The objective of the CiPA consortium is to engineer an assay for assessment of the proarrhythmic potential of new drugs with improved specificity compared with the current hERG assay. Sophion Bioscience is a CiPA partner with long-standing interest and extensive experience in cardiac ion channels. Our instruments are used for in vitro safety screening by major pharmaceutical companies and CRO’s worldwide and we are ready to assist you in setting up your CiPA assays.

See publications related to Cardiac Ion Channels done on QPatch and Qube here

The Comprehensive in vitro Proarrhythmia Assay (CiPA) is a proposal by the FDA (Food and Drug Administration), the HESI (Health and Environmental Science Institute), the CSRC (Cardiac Safety Research Consortium) and the SPS (Safety Pharmacology Society) which is ultimately aimed at revising the non-clinical ICH-S7B and replacing the clinical ICH-E14 guidelines.
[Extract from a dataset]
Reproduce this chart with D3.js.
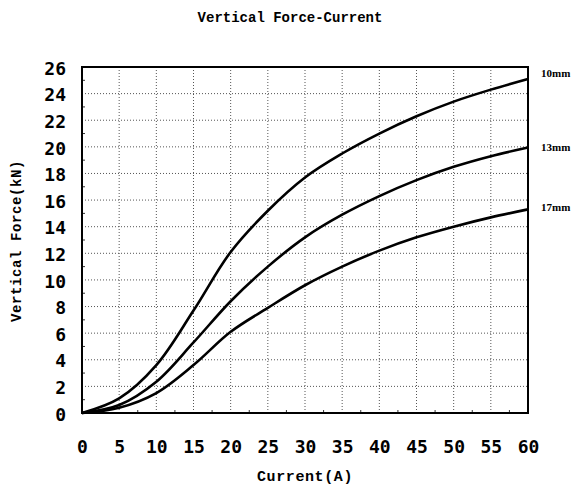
<!DOCTYPE html>
<html><head><meta charset="utf-8">
<script src="https://cdn.jsdelivr.net/npm/d3@7"></script>
<style>body{margin:0;background:#fff}</style>
</head><body>
<svg id="c" width="578" height="485"></svg>
<script>
const current = [0,5,10,15,20,25,30,35,40,45,50,55,60];
const force10 = [0,1.1,3.6,7.7,12.1,15.2,17.7,19.5,21.0,22.3,23.4,24.3,25.1];
const force13 = [0,0.6,2.35,5.3,8.4,11.0,13.2,14.9,16.3,17.5,18.5,19.3,19.95];
const force17 = [0,0.4,1.5,3.6,6.1,7.9,9.6,11.0,12.2,13.2,14.0,14.7,15.3];
const seriesNames = ["10mm","13mm","17mm"];
const xTicks = [0,5,10,15,20,25,30,35,40,45,50,55,60];
const yTicks = [0,2,4,6,8,10,12,14,16,18,20,22,24,26];

const svg = d3.select("#c");
const m = {l:82, r:528, t:67, b:413};
const x = d3.scaleLinear().domain([0,60]).range([m.l,m.r]);
const y = d3.scaleLinear().domain([0,26]).range([m.b,m.t]);

// grid
svg.append("g").selectAll("line").data(xTicks.slice(1,-1)).join("line")
  .attr("x1",d=>x(d)).attr("x2",d=>x(d)).attr("y1",m.t).attr("y2",m.b)
  .attr("stroke","#555").attr("stroke-width",1).attr("stroke-dasharray","1,2");
svg.append("g").selectAll("line").data(yTicks.slice(1,-1)).join("line")
  .attr("y1",d=>y(d)).attr("y2",d=>y(d)).attr("x1",m.l).attr("x2",m.r)
  .attr("stroke","#555").attr("stroke-width",1).attr("stroke-dasharray","1,2");
// minor ticks
svg.append("g").selectAll("line").data(d3.range(1,26,2)).join("line")
  .attr("y1",d=>y(d)).attr("y2",d=>y(d)).attr("x1",m.l).attr("x2",m.l+3)
  .attr("stroke","#333");
svg.append("g").selectAll("line").data(d3.range(2.5,60,5)).join("line")
  .attr("x1",d=>x(d)).attr("x2",d=>x(d)).attr("y1",m.b).attr("y2",m.b-3)
  .attr("stroke","#333");

// axes labels
const xa = d3.axisBottom(x).tickValues(xTicks).tickSize(0).tickPadding(0);
const gx = svg.append("g").attr("transform",`translate(0,${m.b+40})`).call(xa);
gx.select(".domain").remove();
gx.selectAll("text").attr("font-family","DejaVu Sans Mono").attr("font-weight","bold")
  .attr("font-size",18).attr("fill","#000").attr("dy","0");
const ya = d3.axisLeft(y).tickValues(yTicks).tickSize(0).tickPadding(0);
const gy = svg.append("g").attr("transform",`translate(${m.l-16},0)`).call(ya);
gy.select(".domain").remove();
gy.selectAll("text").attr("font-family","DejaVu Sans Mono").attr("font-weight","bold")
  .attr("font-size",18).attr("fill","#000").attr("dy","0.4em");

// border
svg.append("rect").attr("x",m.l).attr("y",m.t).attr("width",m.r-m.l).attr("height",m.b-m.t)
  .attr("fill","none").attr("stroke","#000").attr("stroke-width",2);

// curves
const all = [force10, force13, force17];
const line = d3.line().x((d,i)=>x(current[i])).y(d=>y(d)).curve(d3.curveCatmullRom);
svg.append("g").selectAll("path").data(all).join("path")
  .attr("d",line).attr("fill","none").attr("stroke","#000").attr("stroke-width",2.6);

// series labels
svg.append("g").selectAll("text").data(all).join("text")
  .attr("x",m.r+13).attr("y",(d,i)=>y(d[d.length-1]) - [2,-3,-2][i])
  .attr("font-family","Liberation Serif").attr("font-weight","bold").attr("font-size",11)
  .text((d,i)=>seriesNames[i]);

// titles
svg.append("text").attr("x",290).attr("y",22).attr("text-anchor","middle")
  .attr("font-family","Liberation Mono").attr("font-weight","bold").attr("font-size",14)
  .text("Vertical Force-Current");
svg.append("text").attr("x",305).attr("y",481).attr("text-anchor","middle")
  .attr("font-family","Liberation Mono").attr("font-weight","bold").attr("font-size",15)
  .attr("letter-spacing","0.6")
  .text("Current(A)");
svg.append("text").attr("transform","translate(21,241) rotate(-90)").attr("text-anchor","middle")
  .attr("font-family","Liberation Mono").attr("font-weight","bold").attr("font-size",14)
  .attr("letter-spacing","0.6")
  .text("Vertical Force(kN)");
</script>
</body></html>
The S7B and E14 guidelines were implemented 2005 in response to reports of certain drugs causing TdP (torsade de points) and these guidelines have been successful in that no drugs have been withdrawn from market for being proarrhythmic since 2005. However, the link between proarrhythmia and QTc prolongation is complex and depends on several other factors in addition to drugs blocking the hERG channel and while QTc prolongation is a sensitive marker for proarrhythmia it is also moderately specific because torsadogenic compounds prolong QTc, but not all QTc prolonging drugs are torsadogenic.
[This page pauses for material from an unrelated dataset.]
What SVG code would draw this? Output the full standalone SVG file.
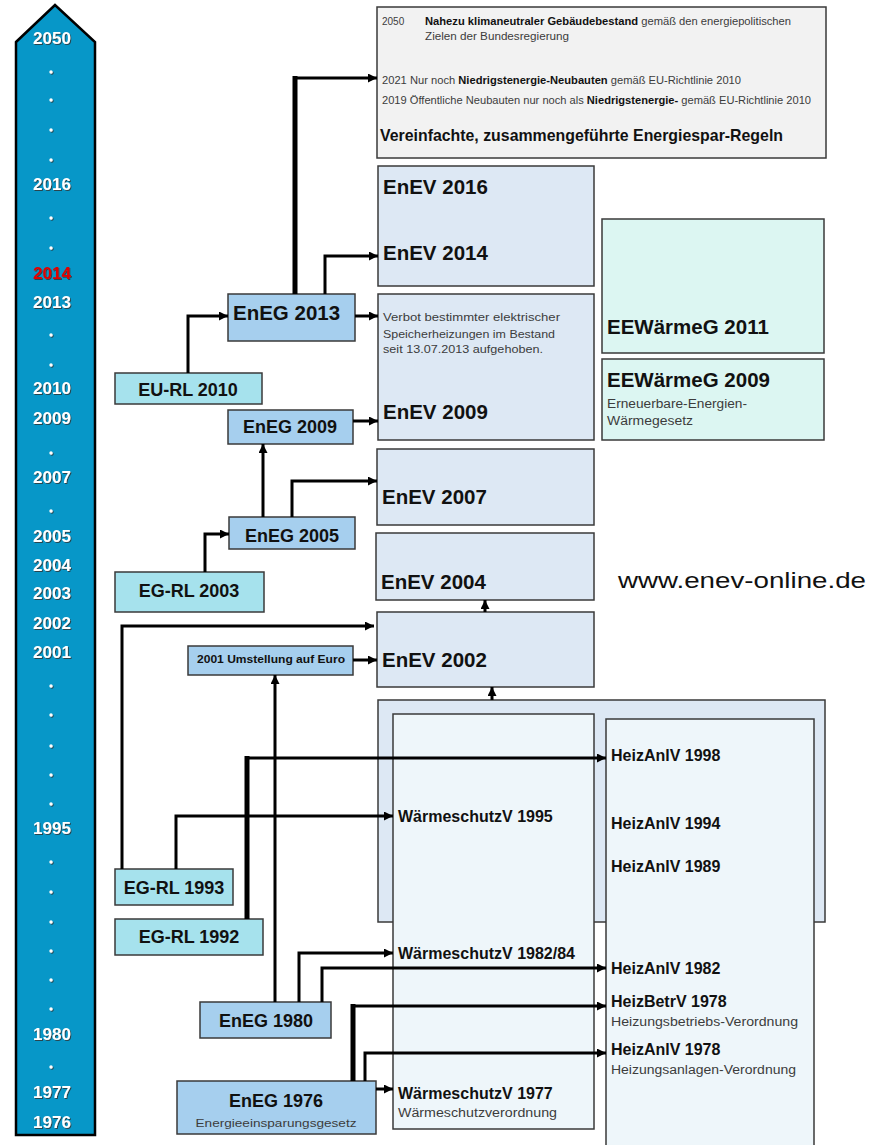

The intention of the CiPA proposal is to increase the efficacy of the drug development process by 1) moving the evaluation of proarrhythmic risk to an earlier stage in the drug development process, and 2) to enable compounds with properties that today are considered as problematic to be further developed and 3) provide a stronger scientific foundation for improved future drug labeling.
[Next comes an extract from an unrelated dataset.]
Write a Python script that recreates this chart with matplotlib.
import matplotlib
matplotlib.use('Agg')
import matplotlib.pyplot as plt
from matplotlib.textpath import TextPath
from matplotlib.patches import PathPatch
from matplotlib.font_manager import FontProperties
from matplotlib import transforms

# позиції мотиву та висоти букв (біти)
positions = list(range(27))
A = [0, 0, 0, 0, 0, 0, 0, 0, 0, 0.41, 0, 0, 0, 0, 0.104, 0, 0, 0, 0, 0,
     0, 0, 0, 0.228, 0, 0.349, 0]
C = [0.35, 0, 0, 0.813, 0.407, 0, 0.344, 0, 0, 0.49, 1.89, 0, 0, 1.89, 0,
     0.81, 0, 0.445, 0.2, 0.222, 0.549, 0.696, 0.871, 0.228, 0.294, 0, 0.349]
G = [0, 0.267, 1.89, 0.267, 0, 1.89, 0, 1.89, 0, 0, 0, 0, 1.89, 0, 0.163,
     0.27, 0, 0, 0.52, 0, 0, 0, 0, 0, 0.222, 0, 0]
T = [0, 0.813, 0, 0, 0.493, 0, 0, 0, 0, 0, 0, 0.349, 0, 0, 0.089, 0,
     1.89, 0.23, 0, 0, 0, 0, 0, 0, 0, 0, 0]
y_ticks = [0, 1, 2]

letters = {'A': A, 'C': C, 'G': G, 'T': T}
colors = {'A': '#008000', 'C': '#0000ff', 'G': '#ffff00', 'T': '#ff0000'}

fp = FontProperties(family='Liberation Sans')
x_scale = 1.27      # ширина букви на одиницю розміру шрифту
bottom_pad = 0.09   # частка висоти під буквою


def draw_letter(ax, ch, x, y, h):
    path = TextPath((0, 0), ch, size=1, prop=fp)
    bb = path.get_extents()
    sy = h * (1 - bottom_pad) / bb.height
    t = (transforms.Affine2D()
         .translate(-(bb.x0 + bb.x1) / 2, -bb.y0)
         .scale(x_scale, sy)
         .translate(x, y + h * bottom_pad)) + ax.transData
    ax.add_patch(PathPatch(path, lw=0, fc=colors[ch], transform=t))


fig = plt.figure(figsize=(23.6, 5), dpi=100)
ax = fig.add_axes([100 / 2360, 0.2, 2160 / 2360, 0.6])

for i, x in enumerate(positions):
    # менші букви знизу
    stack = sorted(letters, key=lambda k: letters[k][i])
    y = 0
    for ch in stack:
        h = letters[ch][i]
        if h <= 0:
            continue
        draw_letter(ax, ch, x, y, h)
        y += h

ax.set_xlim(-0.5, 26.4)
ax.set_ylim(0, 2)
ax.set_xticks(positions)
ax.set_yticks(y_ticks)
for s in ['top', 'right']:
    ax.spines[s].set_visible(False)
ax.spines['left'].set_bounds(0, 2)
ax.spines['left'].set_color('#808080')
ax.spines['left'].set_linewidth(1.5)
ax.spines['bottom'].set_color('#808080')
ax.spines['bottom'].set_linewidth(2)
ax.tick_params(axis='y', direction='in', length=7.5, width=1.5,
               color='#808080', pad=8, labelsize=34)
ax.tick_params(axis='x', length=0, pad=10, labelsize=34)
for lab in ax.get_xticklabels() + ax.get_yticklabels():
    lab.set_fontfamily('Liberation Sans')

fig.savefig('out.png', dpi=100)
The CiPA proposal is based on a mechanistic understanding of proarrhythmic risk and is built around a three-component process:

1. candidate drugs are tested in multiple and standardized ion channels assays using overexpressing cell lines. This proposal includes Nav5 (peak and late currents), Kv4.3 (Ito), hERG (IKr), KvLTQ1/mink (IKs) and Kir2.1 (IK1),

2. the data from the ion channel assays are used in a computational model of a cardiomyocyte action potential model to see if the compound yields proarrhythmic markers. This model is calibrated using data from well characterized reference compounds,

3. the results from the in silico simulations are verified using iPS derived cardiomyocytes

The FDA has proposed a revision of the S7B in 2016 but there are still many questions regarding protocols, validation, translation and more still awaiting answers. It is difficult to say when the revision will be finally implemented.